Software Catalogue - Administration/development tools
I find that for most actions it’s easier and a bit safer to access the rails console rather than directly interact with the database.
Or, if what you want to do is change a user’s password (oh, that’s not what you were trying to do, but this is still a fine example), do
cd /var/discourse ./launcher enter app rake admin:create
In spite of it’s name, that rake task will allow you to do
- create a user (but it’s fine if the user exists)
- change the password (but you don’t have to)
- make the user an admin (but you don’t have to).

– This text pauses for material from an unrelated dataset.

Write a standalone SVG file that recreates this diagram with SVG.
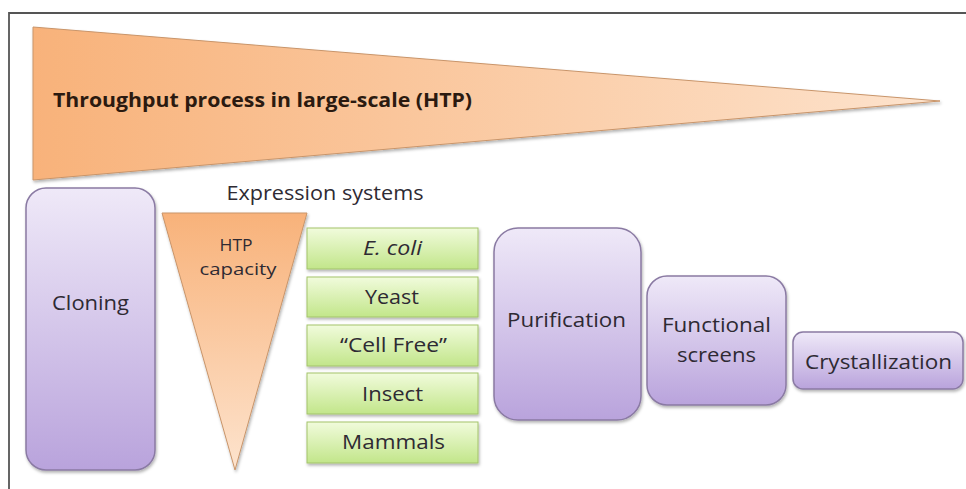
<svg xmlns="http://www.w3.org/2000/svg" width="966" height="489" viewBox="0 0 966 489">
<defs>
<linearGradient id="og" x1="0" y1="0" x2="1" y2="0"><stop offset="0" stop-color="#f8b27a"/><stop offset="1" stop-color="#fde3cd"/></linearGradient>
<linearGradient id="ogv" x1="0" y1="0" x2="0" y2="1"><stop offset="0" stop-color="#f8b27a"/><stop offset="1" stop-color="#fde3cd"/></linearGradient>
<linearGradient id="pg" x1="0" y1="0" x2="0" y2="1"><stop offset="0" stop-color="#efe9f8"/><stop offset="1" stop-color="#b9a3dc"/></linearGradient>
<linearGradient id="gg" x1="0" y1="0" x2="0" y2="1"><stop offset="0" stop-color="#f1fbdc"/><stop offset="1" stop-color="#c2e68a"/></linearGradient>
<filter id="sh" x="-10%" y="-10%" width="130%" height="130%"><feDropShadow dx="1" dy="2" stdDeviation="1.5" flood-color="#000" flood-opacity="0.3"/></filter>
</defs>
<style>
.t{font-family:"Open Sans","Liberation Sans",sans-serif;fill:#2e2a33;text-anchor:middle;font-size:20.5px}
.p{fill:url(#pg);stroke:#8a7aa3;stroke-width:1.5;filter:url(#sh)}
.g{fill:url(#gg);stroke:#a3c36b;stroke-width:1;filter:url(#sh)}
.o{stroke:#c9956a;stroke-width:1;filter:url(#sh)}
</style>
<rect width="966" height="489" fill="#fff"/>
<path d="M9 489 V13 H966" fill="none" stroke="#555" stroke-width="1.8"/>
<g id="htp-banner">
<polygon class="o" points="33,27 940,101 33,180" fill="url(#og)"/>
<text x="53" y="107" font-family="Open Sans, Liberation Sans, sans-serif" font-weight="bold" font-size="20" fill="#2b1a10" textLength="419" lengthAdjust="spacingAndGlyphs">Throughput process in large-scale (HTP)</text>
</g>
<g id="cloning">
<rect class="p" x="26" y="188" width="129" height="282" rx="20"/>
<text class="t" x="90.5" y="310" textLength="77" lengthAdjust="spacingAndGlyphs">Cloning</text>
</g>
<g id="expression-label">
<text class="t" x="325" y="200" textLength="197" lengthAdjust="spacingAndGlyphs">Expression systems</text>
</g>
<g id="htp-capacity">
<polygon class="o" points="162,213 307,213 235,470" fill="url(#ogv)"/>
<text class="t" x="236" y="251" style="font-size:16px" textLength="33" lengthAdjust="spacingAndGlyphs">HTP</text>
<text class="t" x="238" y="275" style="font-size:16px" textLength="77" lengthAdjust="spacingAndGlyphs">capacity</text>
</g>
<g id="ecoli"><rect class="g" x="307" y="228" width="171" height="41"/><text class="t" x="392.5" y="255" font-style="italic" textLength="59" lengthAdjust="spacingAndGlyphs">E. coli</text></g>
<g id="yeast"><rect class="g" x="307" y="277" width="171" height="40"/><text class="t" x="392" y="304" textLength="54" lengthAdjust="spacingAndGlyphs">Yeast</text></g>
<g id="cellfree"><rect class="g" x="307" y="325" width="171" height="41"/><text class="t" x="393.5" y="352" textLength="107" lengthAdjust="spacingAndGlyphs">“Cell Free”</text></g>
<g id="insect"><rect class="g" x="307" y="373" width="171" height="41"/><text class="t" x="392.5" y="401" textLength="61" lengthAdjust="spacingAndGlyphs">Insect</text></g>
<g id="mammals"><rect class="g" x="307" y="422" width="171" height="41"/><text class="t" x="393.5" y="449" textLength="103" lengthAdjust="spacingAndGlyphs">Mammals</text></g>
<g id="purification">
<rect class="p" x="494" y="228" width="147" height="192" rx="24"/>
<text class="t" x="566.5" y="327" textLength="119" lengthAdjust="spacingAndGlyphs">Purification</text>
</g>
<g id="functional-screens">
<rect class="p" x="647" y="276" width="139" height="129" rx="20"/>
<text class="t" x="716.5" y="332" textLength="109" lengthAdjust="spacingAndGlyphs">Functional</text>
<text class="t" x="716.5" y="362" textLength="79" lengthAdjust="spacingAndGlyphs">screens</text>
</g>
<g id="crystallization">
<rect class="p" x="793" y="332" width="170" height="57" rx="10"/>
<text class="t" x="878.5" y="369" textLength="147" lengthAdjust="spacingAndGlyphs">Crystallization</text>
</g>
<g id="connectors"/>
</svg>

Have a look at Administrative Bulk Operations for some other examples.
But here are a few:
users=User.all me=User.find_by_username ('pfaffman') me=User.find_by_email('firstname.lastname@example.org') UserEmail.create!(user: me, email: email@example.com') posts_with_uploads=Post.where("raw like '%upload%' ") Group.create( name: "mygreatgroup", automatic_membership_email_domains: 'literatecomputing.com', primary_group: true, title: "Literate Computing Staff", grant_trust_level: 4, flair_url: 'https://example.com/path.icon.png' )

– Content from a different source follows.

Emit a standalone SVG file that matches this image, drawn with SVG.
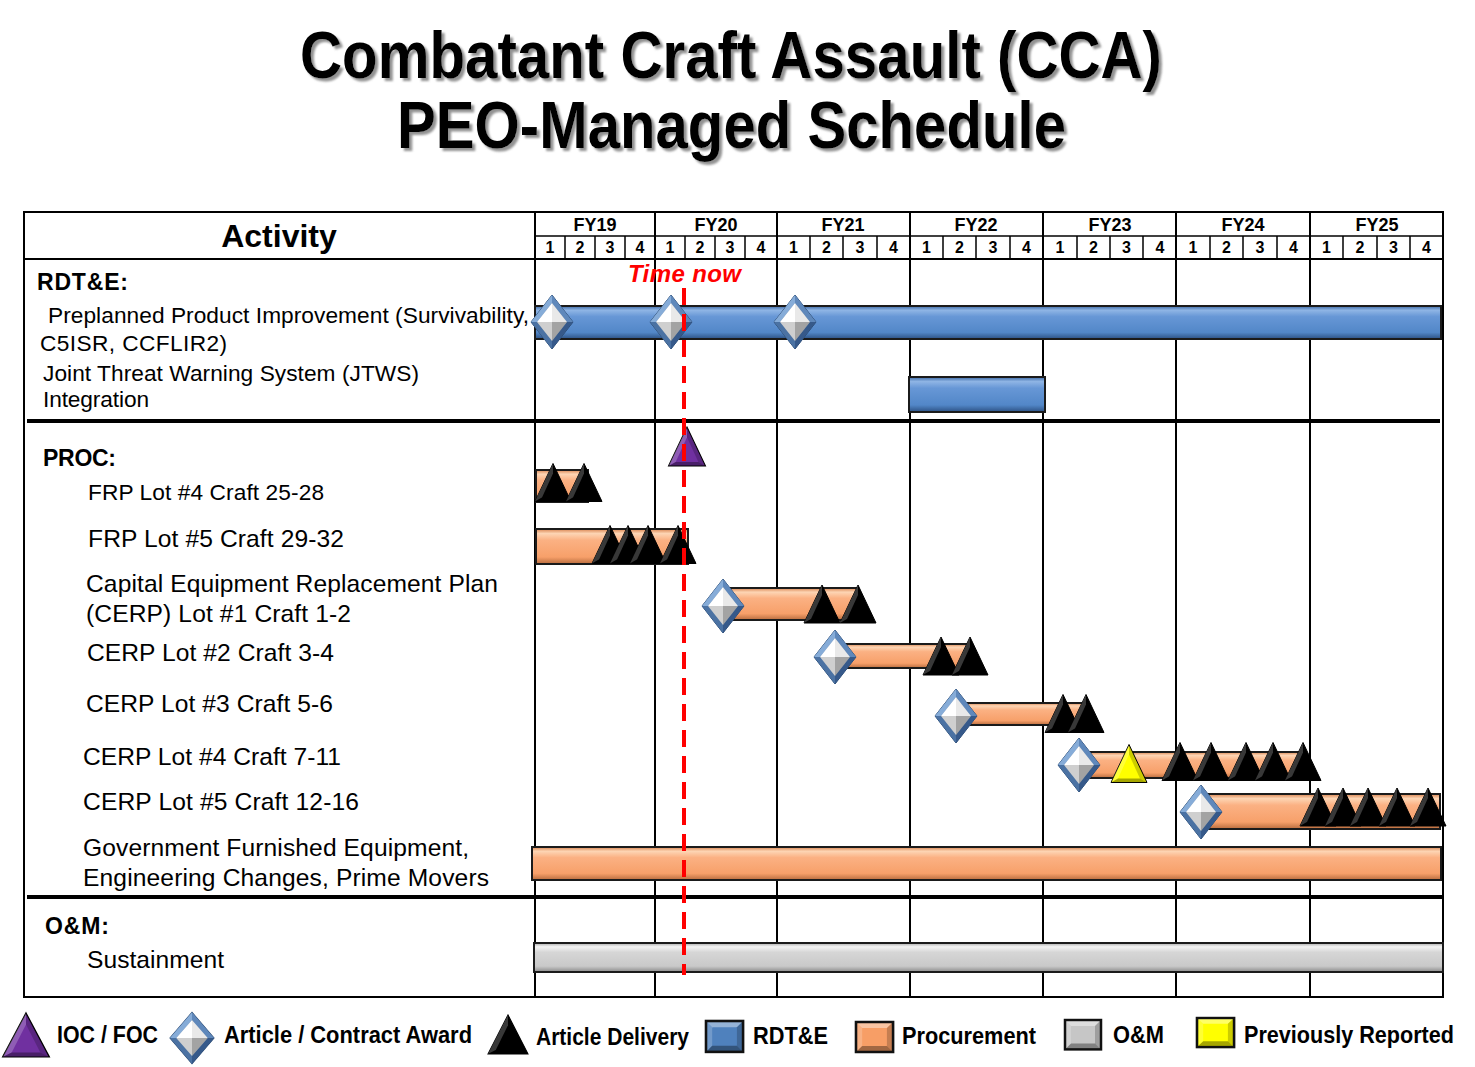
<svg xmlns="http://www.w3.org/2000/svg" width="1475" height="1067" viewBox="0 0 1475 1067">
<defs>
<style>
text{font-family:"Liberation Sans",Arial,sans-serif;fill:#000}
.title{font-size:66px;font-weight:bold;filter:url(#sh)}
.fy{font-size:18px;font-weight:bold;text-anchor:middle}
.q{font-size:16px;font-weight:bold;text-anchor:middle}
.hd{font-size:32px;font-weight:bold;text-anchor:middle}
.sec{font-size:23px;font-weight:bold}
.lbl{font-size:24.6px}
.lbs{font-size:22.7px}
.leg{font-size:23px;font-weight:bold}
.now{font-size:24px;font-weight:bold;font-style:italic;fill:#ff0000}
.g{stroke:#000;fill:none}
.bar{stroke:#1b1b1b;stroke-width:2}
.blue{fill:url(#gBlue)}
.orange{fill:url(#gOrange)}
.grey{fill:url(#gGrey)}
</style>
<filter id="sh" x="-5%" y="-20%" width="110%" height="150%">
<feDropShadow dx="3" dy="3" stdDeviation="0.8" flood-color="#7f7f7f" flood-opacity="0.85"/>
</filter>
<linearGradient id="gBlue" x1="0" y1="0" x2="0" y2="1">
<stop offset="0" stop-color="#3d6aa5"/><stop offset="0.13" stop-color="#8fb5e5"/><stop offset="0.32" stop-color="#6797d6"/><stop offset="0.8" stop-color="#5287c8"/><stop offset="1" stop-color="#2c5183"/>
</linearGradient>
<linearGradient id="gOrange" x1="0" y1="0" x2="0" y2="1">
<stop offset="0" stop-color="#d98450"/><stop offset="0.13" stop-color="#fdd5b4"/><stop offset="0.32" stop-color="#fbb183"/><stop offset="0.8" stop-color="#f7a06a"/><stop offset="1" stop-color="#b86c3e"/>
</linearGradient>
<linearGradient id="gGrey" x1="0" y1="0" x2="0" y2="1">
<stop offset="0" stop-color="#a8a8a8"/><stop offset="0.13" stop-color="#f4f4f4"/><stop offset="0.32" stop-color="#d6d6d6"/><stop offset="0.8" stop-color="#c9c9c9"/><stop offset="1" stop-color="#8a8a8a"/>
</linearGradient>
<g id="dia">
<polygon points="0,-27 21,0 0,27 -21,0" fill="#4a6f9e" stroke="#2b4a72" stroke-width="1"/>
<polygon points="0,-27 -21,0 -15,0 0,-19" fill="#86acd8"/>
<polygon points="0,-27 21,0 15,0 0,-19" fill="#5f88bb"/>
<polygon points="-21,0 0,27 0,19 -15,0" fill="#4b72a3"/>
<polygon points="21,0 0,27 0,19 15,0" fill="#36598a"/>
<polygon points="0,-19 -15,0 0,0" fill="#ffffff"/>
<polygon points="0,-19 15,0 0,0" fill="#e9e9e9"/>
<polygon points="-15,0 0,19 0,0" fill="#cfcfcf"/>
<polygon points="15,0 0,19 0,0" fill="#a3a3a3"/>
</g>
<g id="tri">
<polygon points="0,-19 18,19 -18,19" stroke="#000" stroke-width="1"/>
<polygon points="0,-19 -18,19 -11,15 0,-9" fill="#fff" fill-opacity="0.22"/>
<polygon points="0,-19 18,19 11,15 0,-9" fill="#000" fill-opacity="0.2"/>
<polygon points="-18,19 18,19 11,15 -11,15" fill="#000" fill-opacity="0.35"/>
</g>
<g id="sq">
<rect x="0" y="0" width="36" height="30"/>
<polygon points="0,0 36,0 30,6 6,6" fill="#fff" fill-opacity="0.4"/>
<polygon points="0,0 6,6 6,24 0,30" fill="#fff" fill-opacity="0.2"/>
<polygon points="36,0 36,30 30,24 30,6" fill="#000" fill-opacity="0.2"/>
<polygon points="0,30 36,30 30,24 6,24" fill="#000" fill-opacity="0.35"/>
<rect x="0" y="0" width="36" height="30" fill="none" stroke="#111" stroke-width="2.5"/>
</g>
</defs>
<rect x="0" y="0" width="1475" height="1067" fill="#fff"/>

<g id="title">
<text class="title" x="300" y="78" textLength="862" lengthAdjust="spacingAndGlyphs">Combatant Craft Assault (CCA)</text>
<text class="title" x="397" y="148" textLength="669" lengthAdjust="spacingAndGlyphs">PEO-Managed Schedule</text>
</g>

<g id="grid" class="g">
<rect x="24" y="212" width="1419" height="785" stroke-width="2"/>
<line x1="535" y1="212" x2="535" y2="997" stroke-width="2"/>
<line x1="535" y1="236" x2="1443" y2="236" stroke-width="1.5"/>
<line x1="24" y1="259" x2="1443" y2="259" stroke-width="2"/>
<path d="M655 212V997M777 212V997M910 212V997M1043 212V997M1176 212V997M1310 212V997" stroke-width="2"/>
<path d="M565 236V259M595 236V259M625 236V259M685 236V259M715 236V259M745 236V259M810 236V259M843 236V259M877 236V259M943 236V259M976 236V259M1010 236V259M1077 236V259M1110 236V259M1143 236V259M1210 236V259M1243 236V259M1277 236V259M1343 236V259M1377 236V259M1410 236V259" stroke-width="1.5"/>
<line x1="27" y1="421" x2="1440" y2="421" stroke-width="4"/>
<line x1="27" y1="897" x2="1443" y2="897" stroke-width="4"/>
</g>

<g id="header">
<text class="hd" x="279" y="247">Activity</text>
<text class="fy" x="595" y="231">FY19</text>
<text class="fy" x="716" y="231">FY20</text>
<text class="fy" x="843" y="231">FY21</text>
<text class="fy" x="976" y="231">FY22</text>
<text class="fy" x="1110" y="231">FY23</text>
<text class="fy" x="1243" y="231">FY24</text>
<text class="fy" x="1377" y="231">FY25</text>
<text class="q" x="550" y="253">1</text><text class="q" x="580" y="253">2</text><text class="q" x="610" y="253">3</text><text class="q" x="640" y="253">4</text>
<text class="q" x="670" y="253">1</text><text class="q" x="700" y="253">2</text><text class="q" x="730" y="253">3</text><text class="q" x="761" y="253">4</text>
<text class="q" x="793.5" y="253">1</text><text class="q" x="826.5" y="253">2</text><text class="q" x="860" y="253">3</text><text class="q" x="893.5" y="253">4</text>
<text class="q" x="926.5" y="253">1</text><text class="q" x="959.5" y="253">2</text><text class="q" x="993" y="253">3</text><text class="q" x="1026.5" y="253">4</text>
<text class="q" x="1060" y="253">1</text><text class="q" x="1093.5" y="253">2</text><text class="q" x="1126.5" y="253">3</text><text class="q" x="1160" y="253">4</text>
<text class="q" x="1193" y="253">1</text><text class="q" x="1226.5" y="253">2</text><text class="q" x="1260" y="253">3</text><text class="q" x="1293.5" y="253">4</text>
<text class="q" x="1326.5" y="253">1</text><text class="q" x="1360" y="253">2</text><text class="q" x="1393.5" y="253">3</text><text class="q" x="1426.5" y="253">4</text>
</g>

<g id="sections">
<text class="sec" x="37" y="290" textLength="91">RDT&amp;E:</text>
<text class="sec" x="43" y="466" textLength="73">PROC:</text>
<text class="sec" x="45" y="934" textLength="64">O&amp;M:</text>
</g>

<g id="row-p3i">
<text class="lbs" x="48" y="323" textLength="481">Preplanned Product Improvement (Survivability,</text>
<text class="lbs" x="40" y="351" textLength="187">C5ISR, CCFLIR2)</text>
<rect class="bar blue" x="535" y="306" width="906" height="33"/>
<use href="#dia" x="552" y="322"/>
<use href="#dia" x="671" y="322"/>
<use href="#dia" x="795" y="322"/>
</g>

<g id="row-jtws">
<text class="lbs" x="43" y="381" textLength="376">Joint Threat Warning System (JTWS)</text>
<text class="lbs" x="43" y="407" textLength="106">Integration</text>
<rect class="bar blue" x="909" y="377" width="136" height="35"/>
</g>

<g id="ioc">
<use href="#tri" transform="translate(687,446.5) scale(1.03,1.03)" fill="#7030a0"/>
</g>

<g id="row-frp4">
<text class="lbs" x="88" y="500" textLength="236">FRP Lot #4 Craft 25-28</text>
<rect class="bar orange" x="536" y="470" width="52" height="32"/>
<use href="#tri" x="553" y="482.5" fill="#000"/>
<use href="#tri" x="584" y="482.5" fill="#000"/>
</g>

<g id="row-frp5">
<text class="lbl" x="88" y="547" textLength="256">FRP Lot #5 Craft 29-32</text>
<rect class="bar orange" x="536" y="529" width="152" height="35"/>
<use href="#tri" x="610" y="544.5" fill="#000"/>
<use href="#tri" x="628" y="544.5" fill="#000"/>
<use href="#tri" x="648" y="544.5" fill="#000"/>
<use href="#tri" x="678" y="544.5" fill="#000"/>
</g>

<g id="row-cerp1">
<text class="lbl" x="86" y="592" textLength="412">Capital Equipment Replacement Plan</text>
<text class="lbl" x="86" y="622" textLength="265">(CERP) Lot #1 Craft 1-2</text>
<rect class="bar orange" x="723" y="588" width="135" height="32"/>
<use href="#tri" x="822" y="604" fill="#000"/>
<use href="#tri" x="858" y="604" fill="#000"/>
<use href="#dia" x="723" y="606"/>
</g>

<g id="row-cerp2">
<text class="lbl" x="87" y="661" textLength="247">CERP Lot #2 Craft 3-4</text>
<rect class="bar orange" x="835" y="644" width="132" height="24"/>
<use href="#tri" x="941" y="656" fill="#000"/>
<use href="#tri" x="970" y="656" fill="#000"/>
<use href="#dia" x="835" y="657"/>
</g>

<g id="row-cerp3">
<text class="lbl" x="86" y="712" textLength="247">CERP Lot #3 Craft 5-6</text>
<rect class="bar orange" x="956" y="703" width="129" height="22"/>
<use href="#tri" x="1063" y="713.5" fill="#000"/>
<use href="#tri" x="1086" y="713.5" fill="#000"/>
<use href="#dia" x="956" y="716"/>
</g>

<g id="row-cerp4">
<text class="lbl" x="83" y="765" textLength="258">CERP Lot #4 Craft 7-11</text>
<rect class="bar orange" x="1079" y="752" width="221" height="26"/>
<use href="#tri" x="1129" y="763.5" fill="#ffff00"/>
<use href="#tri" x="1180" y="761.5" fill="#000"/>
<use href="#tri" x="1211" y="761.5" fill="#000"/>
<use href="#tri" x="1246" y="761.5" fill="#000"/>
<use href="#tri" x="1273" y="761.5" fill="#000"/>
<use href="#tri" x="1303" y="761.5" fill="#000"/>
<use href="#dia" x="1079" y="765"/>
</g>

<g id="row-cerp5">
<text class="lbl" x="83" y="810" textLength="276">CERP Lot #5 Craft 12-16</text>
<rect class="bar orange" x="1201" y="794" width="239" height="35"/>
<use href="#tri" x="1318" y="807" fill="#000"/>
<use href="#tri" x="1343" y="807" fill="#000"/>
<use href="#tri" x="1368" y="807" fill="#000"/>
<use href="#tri" x="1397" y="807" fill="#000"/>
<use href="#tri" x="1428" y="807" fill="#000"/>
<use href="#dia" x="1201" y="812"/>
</g>

<g id="row-gfe">
<text class="lbl" x="83" y="856" textLength="386">Government Furnished Equipment,</text>
<text class="lbl" x="83" y="886" textLength="406">Engineering Changes, Prime Movers</text>
<rect class="bar orange" x="532" y="847" width="909" height="33"/>
</g>

<g id="row-om">
<text class="lbl" x="87" y="968" textLength="137">Sustainment</text>
<rect class="bar grey" x="534" y="943" width="909" height="29"/>
</g>

<g id="connectors">
<line x1="684" y1="288" x2="684" y2="975" stroke="#ff0000" stroke-width="4" stroke-dasharray="17 9"/>
<text class="now" x="628" y="282" textLength="113">Time now</text>
</g>

<g id="legend">
<use href="#tri" transform="translate(26,1035) scale(1.3,1.16)" fill="#7030a0"/>
<text class="leg" x="57" y="1043" textLength="101" lengthAdjust="spacingAndGlyphs">IOC / FOC</text>
<use href="#dia" transform="translate(192,1038) scale(1.05,0.95)"/>
<text class="leg" x="224" y="1043" textLength="248" lengthAdjust="spacingAndGlyphs">Article / Contract Award</text>
<use href="#tri" transform="translate(508,1034.5) scale(1.11,1.03)" fill="#000"/>
<text class="leg" x="536" y="1045" textLength="153" lengthAdjust="spacingAndGlyphs">Article Delivery</text>
<use href="#sq" transform="translate(706,1021) scale(1.03,1.03)" fill="#4f81bd"/>
<text class="leg" x="753" y="1044" textLength="75" lengthAdjust="spacingAndGlyphs">RDT&amp;E</text>
<use href="#sq" transform="translate(856,1022) scale(1.03,1)" fill="#f79e66"/>
<text class="leg" x="902" y="1044" textLength="134" lengthAdjust="spacingAndGlyphs">Procurement</text>
<use href="#sq" transform="translate(1065,1020) scale(1,0.98)" fill="#c6c6c6"/>
<text class="leg" x="1113" y="1043" textLength="51" lengthAdjust="spacingAndGlyphs">O&amp;M</text>
<use href="#sq" transform="translate(1197,1018) scale(1.03,0.97)" fill="#ffff00"/>
<text class="leg" x="1244" y="1043" textLength="210" lengthAdjust="spacingAndGlyphs">Previously Reported</text>
</g>
</svg>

Thanks for the feedback. Something more for me to learn.
While I have decades of development experience I have never used Ruby or Rails. I actually started programming with punch cards in college and personally with an Atari 800.
Yeah. I don’t know much about SQL that I didn’t learn (or was supposed to learn) in a database course in 1986.
The nice thing about rails is that that it knows how things are interconnected, so when you delete something, it deletes all the other stuff that depends on it, rather than leaving dangling stuff in your database. It also keeps you from setting things to values that don’t make sense.
I use those graphical tools when plunking about an unfamiliar database to do an import, but mostly never for Discourse, though I do look at
./db/schema.db (which I learned is generated magically and not available in github) to figure out where stuff is.